In the night, his bandages yellow and wilt, plasma and interstitial fluid seeping through the black knit of his sutures. He’s treated again in the morning, and as he sits on the cot the doctor gives him a low-lidded stare. It makes him feel like a hobbled dog, and he wants to bare his fangs, raise his hackles.
Instead, dutifully, he lets the doctor's slim hands test the bandaging, the pair of shears digging gently along his hip and tracing up to his rib in a singular, sweeping motion that parts the tight winding. It unfurls ever so slightly, but he feels the sticky center of the wound more acutely with the gentle tug.
"Clench your teeth," the doctor mutters, the pity in his eyes sourly blasé, and Tsukishima hisses as he pulls back the cloth, his skin elastic before it peels away with a tacky, vulgar sound. The skin is dark with the suggestion of blood where it's pinched together rather haphazardly. Where the skin is unbruised for his harsh landing against the cold-hardened ground, his stomach is pinkened for the increased blood flow the tight bandaging had compelled.
He feels like it could tear apart any moment, and looking at the blast wound makes it ache intensely, vivid enough that he cannot tell which spiking impulses are the dragging phantoms of memory and which are the bloody pulses of pained, healing flesh. When he looks up, Tsurumi is standing behind the doctor, lips pursed in an innocuous whistle as he looks at the fresh sutures. His gaze lingers on the aubergine marks that follow Tsukishima's side, a massive splotch following up from just below his ribs to the mid-point of his thigh. Through his uniform pants, there is no way for Tsurumi to know the point at which it ends, but his eyes linger there all the same, his appraisal tracing only the exact span of the bruise, drifting along the washed out grey-green-yellow edges with a fond smile at his mouth. The IV bag that trails him jangles in strange reminder.
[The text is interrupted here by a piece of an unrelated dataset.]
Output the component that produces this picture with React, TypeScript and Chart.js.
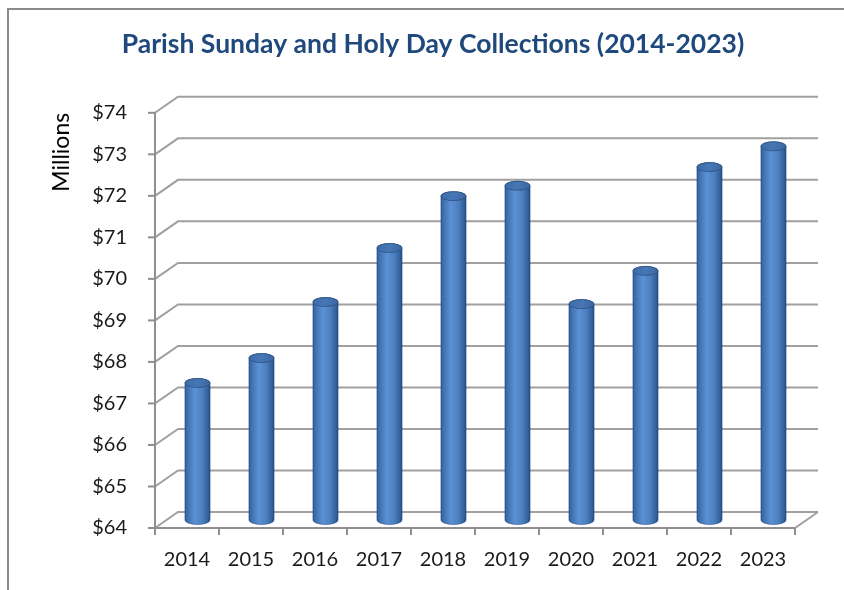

Tsukishima feels grotesquely charmed, finding the brazenness of it endearingly eccentric, even when the doctor's finger twitches in discomfort at the scrutiny. He is hasty in replacing the bandages, ignoring Tsurumi's laughter when Tsukishima duly raises his arms high overhead to ease his work.
"Need your bandages be replaced too, sir?" They are speckled in red, but each point of color is washed out, diffused as if having been soaked in some transparent liquid, and the cloth plasters to his skin thoroughly enough that Tsukishima can see a vague outline of the missing fragment of skull. It does not disturb him.
"Would you like to watch?" Tsurumi smiles. The doctor busies himself with washing his hands, perhaps a degree more thoroughly than their situation can afford. Tsukishima, for all his lack of disgust, instead feels a horrible pang of pity resounding against his ribs with a hearty tap. Not for Tsurumi; for himself. Unexpectedly, he cannot stand the sight of his failure, his failure bleeding and throbbing in reds and pinks and yellows at the thin slice of skin that's bordered by fat.
He does not know how to say no, however.
"I must be able to concentrate, second lieutenant." The doctor blinks, eyes still low-lidded when he glances to Tsukishima, who cannot help but flush--in gratefulness, in shame, in shame for his gratefulness.
"Ah, haha! Can't have you scrambling my brains any further, I suppose!" Tsurumi laughs, flapping a jovial hand in Tsukishima's direction. He takes the dismissal with a polite nod.
Yet, ever diligent, for all his resistance to the strange pity, Tsukishima is sure to thank the doctor.